"Fairy tales are another kind of Bible, for those who know how to read them.” 'Red as Blood and White as Bone' in Snow White Learns Witchcraft by Theodora Goss
Theodora Goss is an award winning-author, a professor of literature and writing at both Boston University and the Stonecoast MFA program. Her debut novel, The Strange Case of the Alchemist’s Daughter (2017) and its sequel, European Travel for the Monstrous Gentlewoman (2018) are wonderful and long-overdue adventures with a group of “girl monsters or monstrous young women,” who are the daughters of literature’s maddest of scientists. Her latest work, Snow White Learns Witchcraft, is a collection of fairy tale-themed poems and short stories, and it is glorious.

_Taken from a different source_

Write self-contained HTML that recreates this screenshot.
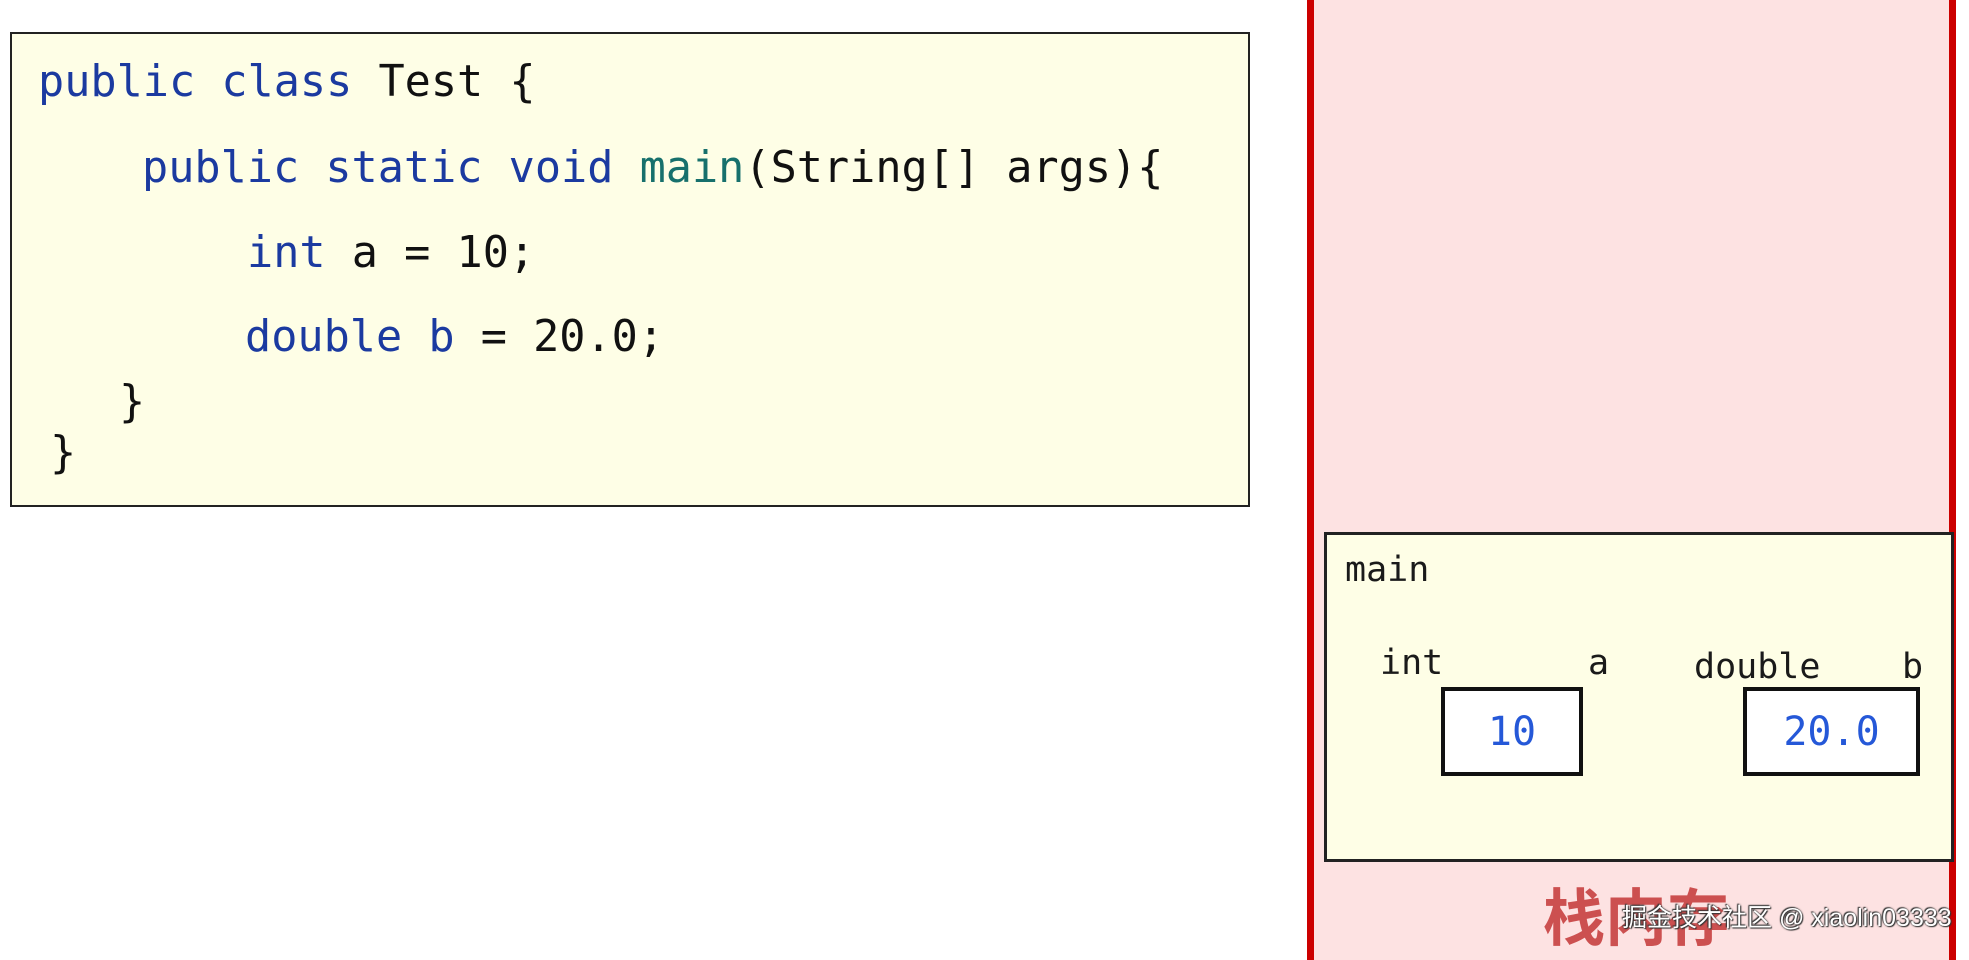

“Fairy tales fractured, reinvented, re-imagined, retold,” are how Jane Yolen describes perfectly this collection in her introduction. Some entries are well known stories, recast and imagined in ways that are unexpected. Others are stories that are completely new and yet feel well-worn and comfortable, like something known since childhood and rediscovered recently.
Goss has a wonderful knack of taking fairy tale archetypes (princes, princesses, wolves, evil queens and witches) and breathing life into them. The stories in these collections, which are inspired by and/or are retelling existing fairy tale tropes, are populated by people. People with perspectives, fears, strengths and weaknesses. There are no one-note characters here, and the pieces are all the richer for it. For example, in “Conversations with the Sea Witch," Goss allows readers to observe an aging Little Mermaid and Sea Witch as they meet for a daily conversation. Both are now elderly women (the Mermaid did not commit suicide) and have lived long lives that are composed of big events and daily routine. One has children and grandchildren, the other does not. And both have made difficult choices in their lives resulting in regrets and triumphs. They are two wise women grown, from the seed of Hans Christian Andersen’s tale, who have lived their lives and formed a strong friendship in both their commonality and their differences.
To this are added two different reimaginings of "Goldilocks and the Three Bears," a version of Rumpelstiltskin in which the miller’s daughter CAN weave wheat into gold (and has no need of the title character) and, in the title poem, Snow White ponders what to do with her life as she ages. Goss also tells stories with characters of her own creation cast in the fairy tale mold.
The result is a fascinating, heart-warming and bone-chilling collection of stories – whether in prose or poetry – of how women survive, and thrive, even in the most difficult of circumstances. Snow White Learns Witchcraft will leave you breathless, whether from anticipation, shock, wonder, or laughing out loud. It is the result of a master applying her skill to material that she loves. And it is a MUST read for those who are drawn to our ancient stories.